Lors de son reportage – réalisé en partie à la chambre –, le photographe a assisté à un sauvetage au bout d'une dizaine de jours. « Il y avait environ 120 migrants dans le canot, dont quelques femmes et enfants. Pendant ce temps, dans les alentours, les autres navires de la force internationale effectuaient eux aussi des sauvetages – les embarcations de migrants partent toujours à plusieurs. L' Aquarius a accueilli plusieurs groupes secourus par ces bateaux, ce qui faisait un total de 387 migrants à bord, qu'on a amenés en Italie le plus rapidement possible afin qu'ils puissent être pris en charge ou recevoir des soins. Tout ça s'est déroulé sur trois jours : sur trois semaines de reportage, il n'y a eu véritablement que trois jours et demi de contact avec les migrants. Dans mon travail, j'ai surtout essayé d'illustrer leurs émotions. »

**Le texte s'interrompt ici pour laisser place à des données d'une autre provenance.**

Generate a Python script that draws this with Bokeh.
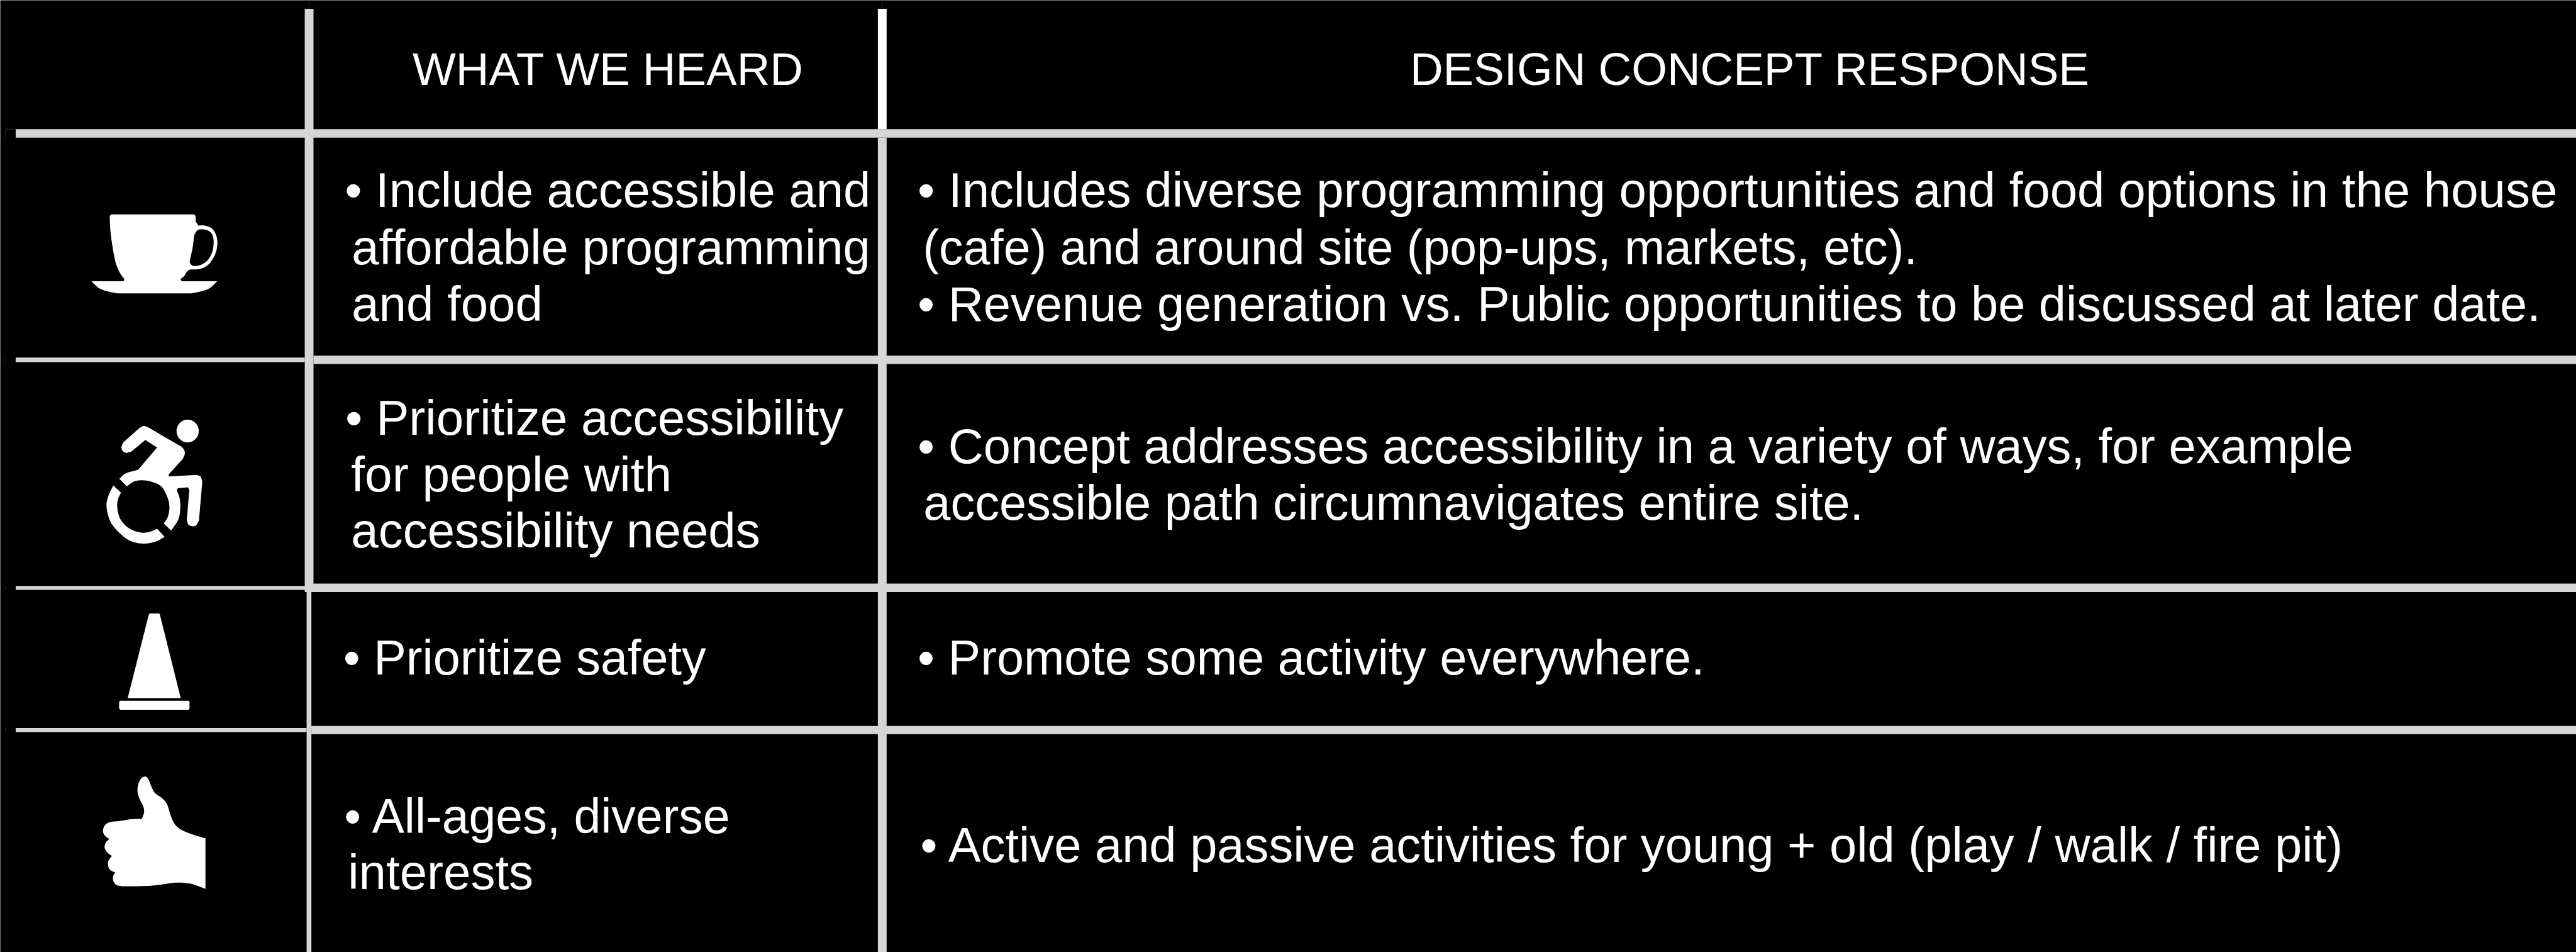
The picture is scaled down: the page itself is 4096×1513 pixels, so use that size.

Selon le photographe, la plupart de ces réfugiés étaient originaires d'Afrique subsaharienne, mis à part un qui venait d'Égypte. « Il y avait des Camerounais, des Gambiens, des Érythréens, des Soudanais, des Maliens, etc. On trouvait énormément de nationalités. » En discutant avec eux, il a vite compris quel enfer la Libye avait pu être : « Les conditions étaient extrêmement terribles, entre le racket, les viols des femmes, les tortures, les camps, le racisme, la faim et la peur. Plusieurs d'entre eux étaient arrivés là-bas avant la chute de Kadhafi, pour travailler. Ils se sont retrouvés pris comme dans un entonnoir : certains voulaient retourner dans leur pays, faire demi-tour, mais étant donné qu'il n'existe aucun passeur pour les faire revenir en arrière – ou alors ils sont extrêmement chers –, ils empruntent la voie pour partir en Europe, même si ce n'était pas leur but initial. Lorsqu'ils embarquent sur les canots de sauvetage, ils sont en hallions et portent pour certains des traces de brûlures ou de coups. Ils n'ont pas de chaussures, plus d'argent – ils se sont fait complètement dépouiller. Sur le bateau que nous avons récupéré, pas un seul n'avait de téléphone portable – ce qui ne m'a pas permis de rester en contact avec eux. Beaucoup ne savaient pas où aller à leur arrivée en Italie. »

Pour avoir lui même connu l'emprisonnement – Édouard Elias a été otage en Syrie en 2013-2014 –, il explique avoir pu ressentir « la réalité de leurs souffrances dans les camps ». Comme dans son propre cas, il a pu être témoin d'une certaine pudeur quand ils ont été interceptés par les sauveteurs, signal pour eux de la fin du calvaire libyen. « Ils n'étaient pas en train de sauter de joie et certains étaient très faibles ou déshydratés. Ils savaient que la suite n'allait pas forcément être évidente. Une empathie s'est créée à ce moment-là. »

Le Prix Bayeux-Calvados des correspondants de guerre est organisé du 3 au 9 octobre 2016, à Bayeux, en Normandie. L'exposition des photographes de l'AFP dans les rues de la ville aura lieu jusqu'au 30 octobre, et celle d'Édouard Elias, à l'Espace d'art actuel Le Radar, jusqu'au 6 novembre.